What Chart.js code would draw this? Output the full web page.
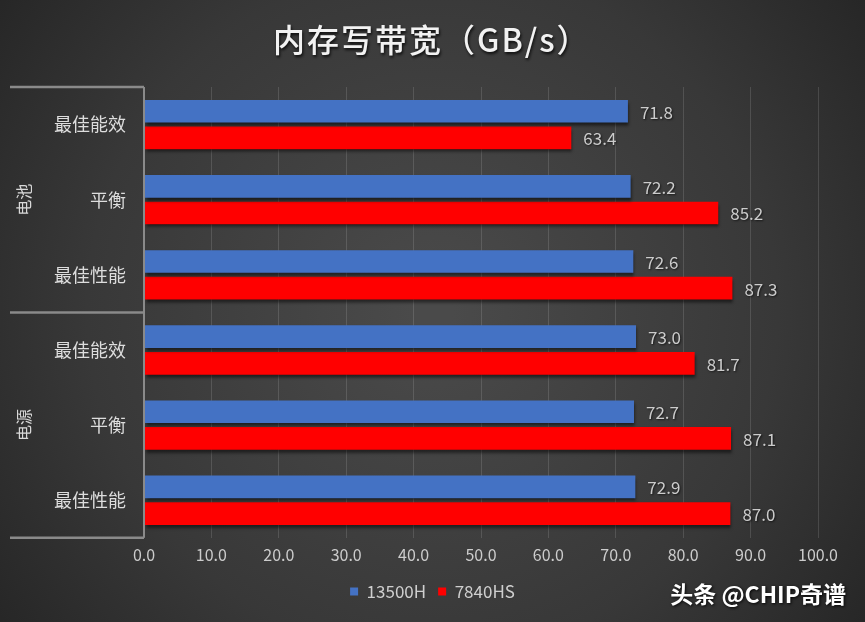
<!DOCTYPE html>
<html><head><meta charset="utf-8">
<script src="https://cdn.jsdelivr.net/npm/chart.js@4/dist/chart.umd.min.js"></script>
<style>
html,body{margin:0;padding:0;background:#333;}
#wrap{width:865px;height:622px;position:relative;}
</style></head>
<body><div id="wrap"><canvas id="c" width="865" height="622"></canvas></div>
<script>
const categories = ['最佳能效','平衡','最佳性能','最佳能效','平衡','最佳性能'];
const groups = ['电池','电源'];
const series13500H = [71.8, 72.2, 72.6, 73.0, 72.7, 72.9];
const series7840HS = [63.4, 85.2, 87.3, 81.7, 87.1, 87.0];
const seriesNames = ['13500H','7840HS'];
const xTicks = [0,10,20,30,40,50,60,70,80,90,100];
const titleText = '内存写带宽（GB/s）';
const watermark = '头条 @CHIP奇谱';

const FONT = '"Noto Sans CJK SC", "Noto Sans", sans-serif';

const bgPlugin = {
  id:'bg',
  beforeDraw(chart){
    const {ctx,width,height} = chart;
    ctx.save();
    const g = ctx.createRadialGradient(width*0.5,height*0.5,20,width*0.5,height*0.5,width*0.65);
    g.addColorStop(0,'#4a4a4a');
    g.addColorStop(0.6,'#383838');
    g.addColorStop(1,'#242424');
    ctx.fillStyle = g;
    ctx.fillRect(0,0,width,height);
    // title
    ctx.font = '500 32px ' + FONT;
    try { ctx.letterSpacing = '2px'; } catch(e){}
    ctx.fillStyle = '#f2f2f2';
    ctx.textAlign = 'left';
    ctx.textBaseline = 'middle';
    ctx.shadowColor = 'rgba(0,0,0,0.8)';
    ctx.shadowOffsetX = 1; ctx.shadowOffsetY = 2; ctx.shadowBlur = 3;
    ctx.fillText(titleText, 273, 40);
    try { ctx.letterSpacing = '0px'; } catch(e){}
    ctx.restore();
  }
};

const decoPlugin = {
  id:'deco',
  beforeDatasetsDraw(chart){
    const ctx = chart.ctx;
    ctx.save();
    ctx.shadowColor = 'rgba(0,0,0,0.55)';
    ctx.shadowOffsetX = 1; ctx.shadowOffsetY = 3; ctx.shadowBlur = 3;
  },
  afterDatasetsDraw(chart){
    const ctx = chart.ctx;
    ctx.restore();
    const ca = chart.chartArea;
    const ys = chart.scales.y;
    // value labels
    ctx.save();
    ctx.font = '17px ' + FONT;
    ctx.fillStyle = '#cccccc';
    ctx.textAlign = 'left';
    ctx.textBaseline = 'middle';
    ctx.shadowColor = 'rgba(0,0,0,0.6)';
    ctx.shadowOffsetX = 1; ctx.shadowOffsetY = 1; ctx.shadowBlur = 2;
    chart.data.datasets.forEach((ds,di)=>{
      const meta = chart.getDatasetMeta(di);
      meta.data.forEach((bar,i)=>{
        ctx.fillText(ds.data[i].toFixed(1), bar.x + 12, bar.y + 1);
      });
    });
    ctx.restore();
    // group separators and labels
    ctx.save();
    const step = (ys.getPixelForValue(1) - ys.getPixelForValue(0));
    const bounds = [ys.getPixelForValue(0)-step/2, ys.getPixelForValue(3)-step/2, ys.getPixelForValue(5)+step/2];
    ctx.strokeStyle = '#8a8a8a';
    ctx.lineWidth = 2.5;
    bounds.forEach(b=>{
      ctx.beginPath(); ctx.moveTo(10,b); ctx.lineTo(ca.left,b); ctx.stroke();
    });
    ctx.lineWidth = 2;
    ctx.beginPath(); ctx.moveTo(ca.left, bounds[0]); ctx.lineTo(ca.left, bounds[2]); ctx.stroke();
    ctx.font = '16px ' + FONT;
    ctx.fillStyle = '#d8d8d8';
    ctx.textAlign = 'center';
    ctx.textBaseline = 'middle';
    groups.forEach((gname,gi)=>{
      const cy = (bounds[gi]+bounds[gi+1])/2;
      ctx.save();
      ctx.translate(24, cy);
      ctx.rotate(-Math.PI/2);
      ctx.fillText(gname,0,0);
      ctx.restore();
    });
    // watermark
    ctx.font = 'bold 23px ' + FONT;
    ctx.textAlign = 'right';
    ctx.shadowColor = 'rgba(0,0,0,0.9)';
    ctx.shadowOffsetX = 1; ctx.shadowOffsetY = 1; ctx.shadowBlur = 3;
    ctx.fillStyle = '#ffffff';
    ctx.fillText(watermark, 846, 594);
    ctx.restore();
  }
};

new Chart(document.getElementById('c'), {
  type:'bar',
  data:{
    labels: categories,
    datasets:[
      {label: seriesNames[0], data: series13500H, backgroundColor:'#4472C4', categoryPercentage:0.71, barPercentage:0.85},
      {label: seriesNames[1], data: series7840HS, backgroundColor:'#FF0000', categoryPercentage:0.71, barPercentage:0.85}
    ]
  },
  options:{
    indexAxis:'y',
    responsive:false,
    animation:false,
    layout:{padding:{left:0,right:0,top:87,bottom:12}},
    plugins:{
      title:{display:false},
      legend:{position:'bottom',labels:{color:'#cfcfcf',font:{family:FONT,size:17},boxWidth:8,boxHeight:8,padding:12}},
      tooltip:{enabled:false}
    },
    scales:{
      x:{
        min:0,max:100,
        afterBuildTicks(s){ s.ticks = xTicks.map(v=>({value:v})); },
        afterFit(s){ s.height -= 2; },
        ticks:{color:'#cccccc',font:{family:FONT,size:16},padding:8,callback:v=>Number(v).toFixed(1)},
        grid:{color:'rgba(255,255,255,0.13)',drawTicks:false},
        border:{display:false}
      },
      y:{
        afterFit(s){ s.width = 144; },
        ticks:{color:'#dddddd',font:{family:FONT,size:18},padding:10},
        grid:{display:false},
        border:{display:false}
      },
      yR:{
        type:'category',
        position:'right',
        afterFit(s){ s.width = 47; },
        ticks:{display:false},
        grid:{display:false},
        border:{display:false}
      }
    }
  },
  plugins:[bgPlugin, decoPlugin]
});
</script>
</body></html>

## Given problem
The listing above must be printed again exactly, minus its pictures.

## Task solution
What Chart.js code would draw this? Output the full web page.
<!DOCTYPE html>
<html><head><meta charset="utf-8">
<script src="https://cdn.jsdelivr.net/npm/chart.js@4/dist/chart.umd.min.js"></script>
<style>
html,body{margin:0;padding:0;background:#333;}
#wrap{width:865px;height:622px;position:relative;}
</style></head>
<body><div id="wrap"><canvas id="c" width="865" height="622"></canvas></div>
<script>
const categories = ['最佳能效','平衡','最佳性能','最佳能效','平衡','最佳性能'];
const groups = ['电池','电源'];
const series13500H = [71.8, 72.2, 72.6, 73.0, 72.7, 72.9];
const series7840HS = [63.4, 85.2, 87.3, 81.7, 87.1, 87.0];
const seriesNames = ['13500H','7840HS'];
const xTicks = [0,10,20,30,40,50,60,70,80,90,100];
const titleText = '内存写带宽（GB/s）';
const watermark = '头条 @CHIP奇谱';

const FONT = '"Noto Sans CJK SC", "Noto Sans", sans-serif';

const bgPlugin = {
  id:'bg',
  beforeDraw(chart){
    const {ctx,width,height} = chart;
    ctx.save();
    const g = ctx.createRadialGradient(width*0.5,height*0.5,20,width*0.5,height*0.5,width*0.65);
    g.addColorStop(0,'#4a4a4a');
    g.addColorStop(0.6,'#383838');
    g.addColorStop(1,'#242424');
    ctx.fillStyle = g;
    ctx.fillRect(0,0,width,height);
    // title
    ctx.font = '500 32px ' + FONT;
    try { ctx.letterSpacing = '2px'; } catch(e){}
    ctx.fillStyle = '#f2f2f2';
    ctx.textAlign = 'left';
    ctx.textBaseline = 'middle';
    ctx.shadowColor = 'rgba(0,0,0,0.8)';
    ctx.shadowOffsetX = 1; ctx.shadowOffsetY = 2; ctx.shadowBlur = 3;
    ctx.fillText(titleText, 273, 40);
    try { ctx.letterSpacing = '0px'; } catch(e){}
    ctx.restore();
  }
};

const decoPlugin = {
  id:'deco',
  beforeDatasetsDraw(chart){
    const ctx = chart.ctx;
    ctx.save();
    ctx.shadowColor = 'rgba(0,0,0,0.55)';
    ctx.shadowOffsetX = 1; ctx.shadowOffsetY = 3; ctx.shadowBlur = 3;
  },
  afterDatasetsDraw(chart){
    const ctx = chart.ctx;
    ctx.restore();
    const ca = chart.chartArea;
    const ys = chart.scales.y;
    // value labels
    ctx.save();
    ctx.font = '17px ' + FONT;
    ctx.fillStyle = '#cccccc';
    ctx.textAlign = 'left';
    ctx.textBaseline = 'middle';
    ctx.shadowColor = 'rgba(0,0,0,0.6)';
    ctx.shadowOffsetX = 1; ctx.shadowOffsetY = 1; ctx.shadowBlur = 2;
    chart.data.datasets.forEach((ds,di)=>{
      const meta = chart.getDatasetMeta(di);
      meta.data.forEach((bar,i)=>{
        ctx.fillText(ds.data[i].toFixed(1), bar.x + 12, bar.y + 1);
      });
    });
    ctx.restore();
    // group separators and labels
    ctx.save();
    const step = (ys.getPixelForValue(1) - ys.getPixelForValue(0));
    const bounds = [ys.getPixelForValue(0)-step/2, ys.getPixelForValue(3)-step/2, ys.getPixelForValue(5)+step/2];
    ctx.strokeStyle = '#8a8a8a';
    ctx.lineWidth = 2.5;
    bounds.forEach(b=>{
      ctx.beginPath(); ctx.moveTo(10,b); ctx.lineTo(ca.left,b); ctx.stroke();
    });
    ctx.lineWidth = 2;
    ctx.beginPath(); ctx.moveTo(ca.left, bounds[0]); ctx.lineTo(ca.left, bounds[2]); ctx.stroke();
    ctx.font = '16px ' + FONT;
    ctx.fillStyle = '#d8d8d8';
    ctx.textAlign = 'center';
    ctx.textBaseline = 'middle';
    groups.forEach((gname,gi)=>{
      const cy = (bounds[gi]+bounds[gi+1])/2;
      ctx.save();
      ctx.translate(24, cy);
      ctx.rotate(-Math.PI/2);
      ctx.fillText(gname,0,0);
      ctx.restore();
    });
    // watermark
    ctx.font = 'bold 23px ' + FONT;
    ctx.textAlign = 'right';
    ctx.shadowColor = 'rgba(0,0,0,0.9)';
    ctx.shadowOffsetX = 1; ctx.shadowOffsetY = 1; ctx.shadowBlur = 3;
    ctx.fillStyle = '#ffffff';
    ctx.fillText(watermark, 846, 594);
    ctx.restore();
  }
};

new Chart(document.getElementById('c'), {
  type:'bar',
  data:{
    labels: categories,
    datasets:[
      {label: seriesNames[0], data: series13500H, backgroundColor:'#4472C4', categoryPercentage:0.71, barPercentage:0.85},
      {label: seriesNames[1], data: series7840HS, backgroundColor:'#FF0000', categoryPercentage:0.71, barPercentage:0.85}
    ]
  },
  options:{
    indexAxis:'y',
    responsive:false,
    animation:false,
    layout:{padding:{left:0,right:0,top:87,bottom:12}},
    plugins:{
      title:{display:false},
      legend:{position:'bottom',labels:{color:'#cfcfcf',font:{family:FONT,size:17},boxWidth:8,boxHeight:8,padding:12}},
      tooltip:{enabled:false}
    },
    scales:{
      x:{
        min:0,max:100,
        afterBuildTicks(s){ s.ticks = xTicks.map(v=>({value:v})); },
        afterFit(s){ s.height -= 2; },
        ticks:{color:'#cccccc',font:{family:FONT,size:16},padding:8,callback:v=>Number(v).toFixed(1)},
        grid:{color:'rgba(255,255,255,0.13)',drawTicks:false},
        border:{display:false}
      },
      y:{
        afterFit(s){ s.width = 144; },
        ticks:{color:'#dddddd',font:{family:FONT,size:18},padding:10},
        grid:{display:false},
        border:{display:false}
      },
      yR:{
        type:'category',
        position:'right',
        afterFit(s){ s.width = 47; },
        ticks:{display:false},
        grid:{display:false},
        border:{display:false}
      }
    }
  },
  plugins:[bgPlugin, decoPlugin]
});
</script>
</body></html>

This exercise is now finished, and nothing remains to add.